First take some simpler map that can be 3-colored and ask the child to 3-color it. Make sure it is always correct (no neighbors have the same color).

Then give a simple map that cannot be 3-colored. Let the child try it for a while, try arguing together or let them try to argue why it is not possible.

Maybe even start with 2-colorable first, and move up slowly to 3 and then to 4.

Mentioning that 4 always works is optional.

Depending on the child's patience, they can even try coming up with the 3-counterexample themselves. It can be a back-and-forth of challenges and solutions between the child and adult.

You don't have to call it "graph k-coloring". Especially when so much of math is taught as a solved thing, it's exciting to know there are problems which nobody knows how to solve. You can learn a lot by trying to solve these problems yourself.
>it's exciting to know there are problems which nobody knows how to solve

Not sure this fits in with the systemic cultural goal of authoritarianism and conformity at all costs. I mean we both know its a good goal in an abstract sense, but its directly at odds with what we pay them money to indoctrinate into kids. "Sometimes your leaders can't tell you what to think because they don't know" isn't exactly standard authoritarian conditioning. And "think and imagine" isn't standard conformity-inducing conditioning. Furthermore "here's something important, but we can't graph a metric result on a graph" is inherently insubordinate to existing leadership dogma.

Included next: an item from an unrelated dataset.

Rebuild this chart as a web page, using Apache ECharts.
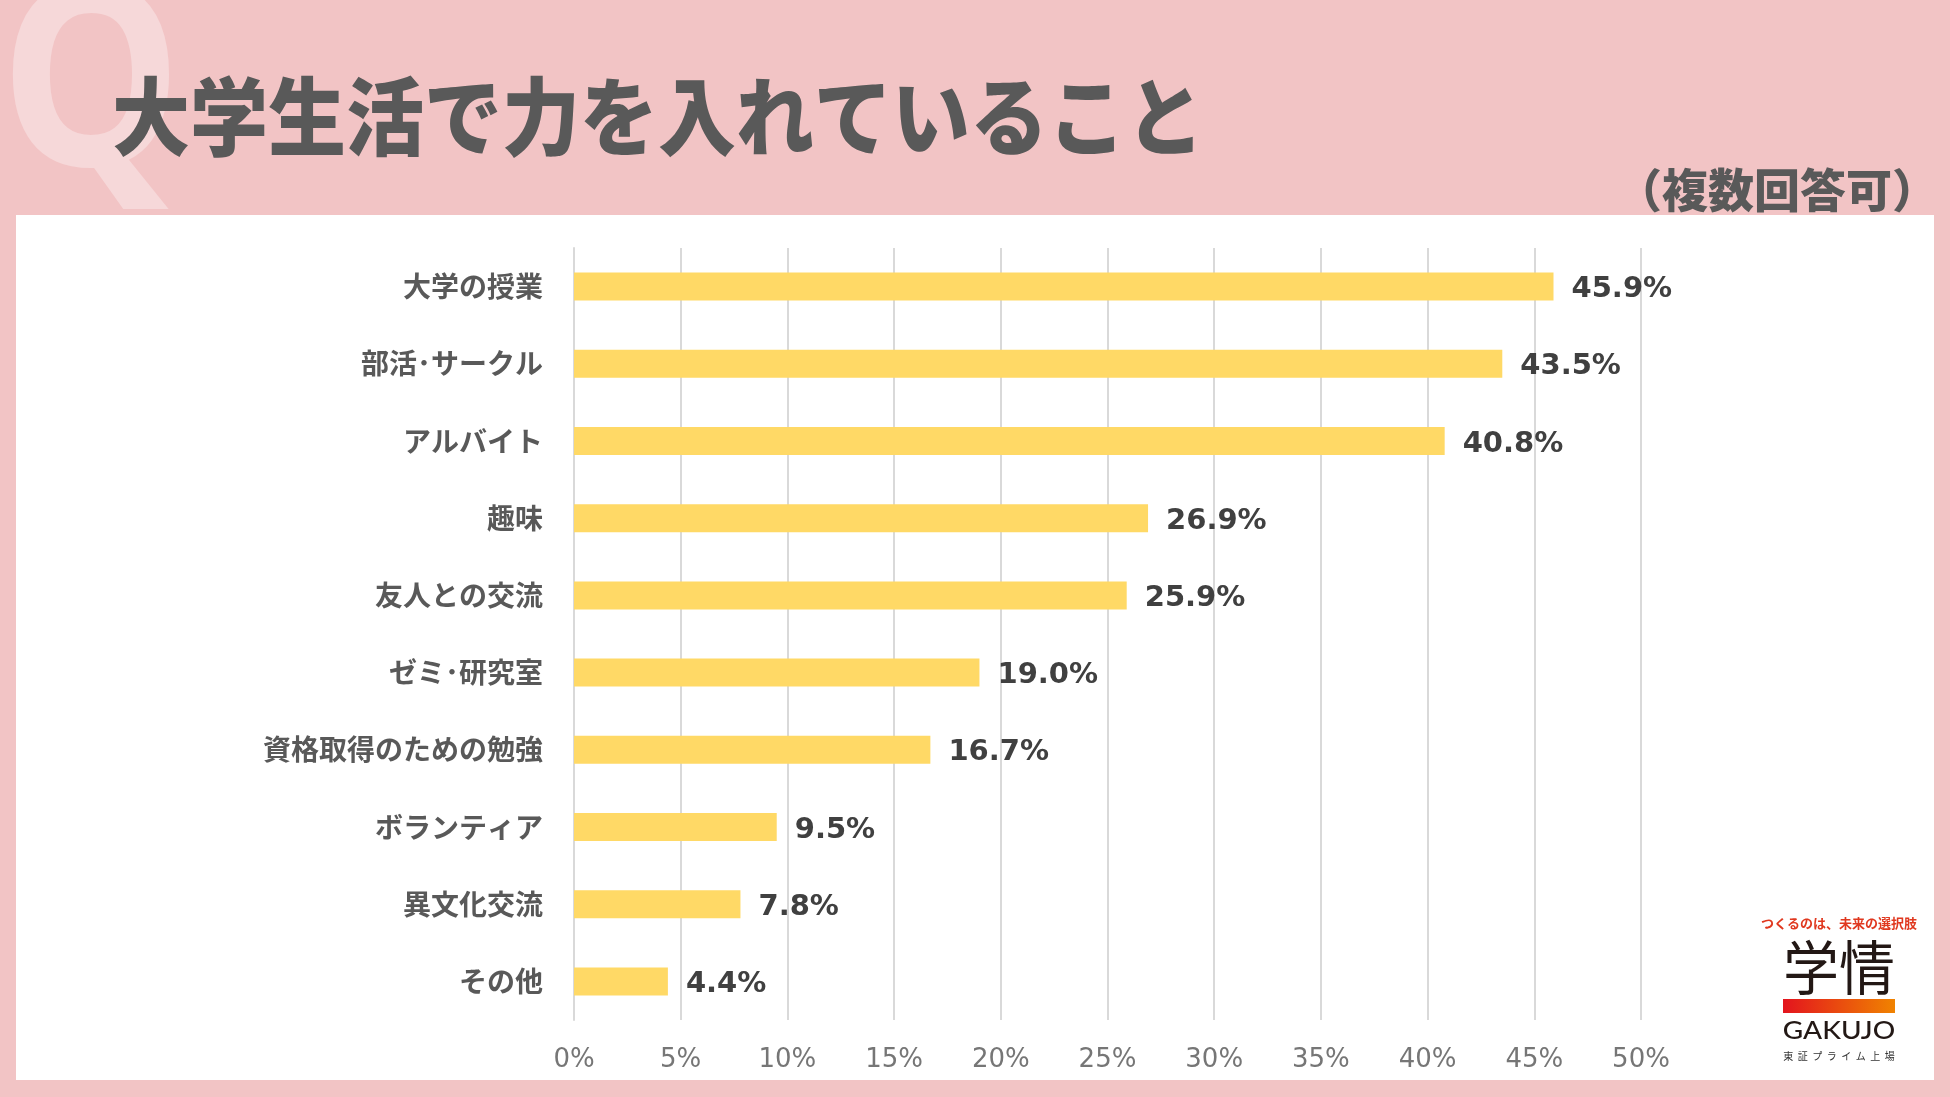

Who do you know who pays money explicitly to indoctrinate "authoritarianism and conformity at all costs" into kids? It's true that schools tend to emphasize these values, but I think that's a side-effect of the structure of the system, not an explicit goal. Individual teachers can and often do encourage "thinking and imagining".
The title is awful, it should be "unsolved mathematical problems associated to common core themes".
4 colors is the maximum required for planar graphs. It's trivial to construct non-planar graphs that require an arbitrary number of colors.